16. De bachelors kunnen de onderzoeksvaardigheden ook toepassen buiten het eigen vakgebied.

17. De bachelors kunnen zeer goed analyseren, synthetiseren en complexe dossiers helder en correct verwoorden, zowel schriftelijk als mondeling, voor een publiek van specialisten en niet-specialisten.

18. De bachelors kunnen de eigen deskundigheid actueel houden in een proces van levenslang leren.

Multi-disciplinariteit

De bachelors kunnen historische ontwikkelingen verklaren door hun historische inzicht te combineren met relevante theorieën en inzichten uit andere disciplines, in het bijzonder uit de mens- en gedragswetenschappen.

19. De bachelors beschikken over een basiskennis van en elementaire inzichten in het brede domein van de gedrags- en menswetenschappen, zoals onder meer de sociale wetenschappen, de economie, de filosofie en de sociale geografie, en kunnen inzichten uit de gedrags- en cultuurwetenschappen integreren in het historisch onderzoek.

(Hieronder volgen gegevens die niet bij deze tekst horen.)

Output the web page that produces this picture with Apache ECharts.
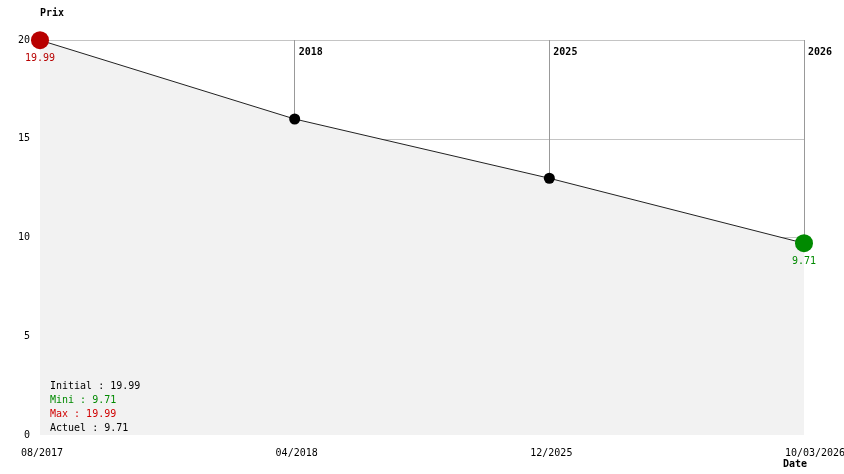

20. De bachelors hebben een open geest, leergierige attitude en grote alertheid voor recente ontwikkelingen binnen het eigen vakgebied, de gedrags- en menswetenschappen en de samenleving in het algemeen.

Plaats in de maatschappij

De bachelors hebben inzicht in de plaats en de rol van het verleden in bredere maatschappelijke ontwikkelingen (van lokaal tot globaal) en in de relatie tussen enerzijds het historisch onderzoek en de historische methode en anderzijds de aanwezigheid en functie van het verleden en geschiedenis in de populaire cultuur, de media, de politiek, het onderwijs enzovoort. Zij slagen er ook in het historisch-kritisch denken toe te passen in hun werkveld en het maatschappelijke debat in brede zin.

21. De bachelors tonen een grote algemene interesse voor de actuele samenleving en hebben vooral historisch inzicht verworven in verschillende fundamentele ontwikkelingen en trends binnen belangrijke sectoren van het actuele maatschappelijke en culturele leven.

22. De bachelors zijn in staat om op basis van hun kennis en vaardigheden en vanuit een historische invalshoek deel te nemen aan het bredere maatschappelijke debat.

23. De bachelors zijn in staat om historische kennis en vaardigheden flexibel toe te passen op situaties buiten het academische historische kader.

24. De bachelors hebben zich een genuanceerde en respectvolle houding eigen gemaakt ten opzichte van de maatschappelijke en levensbeschouwelijke pluraliteit van de actuele samenleving.

25. De bachelors beschikken over een aantal historische competenties die inzetbaar zijn in een breed beroepenveld, zoals snel patronen herkennen in complexe informatie, actuele verschijnselen plaatsen in de bredere context en in hun ontwikkeling, hoofd- van bijzaken onderscheiden en tot een synthese komen.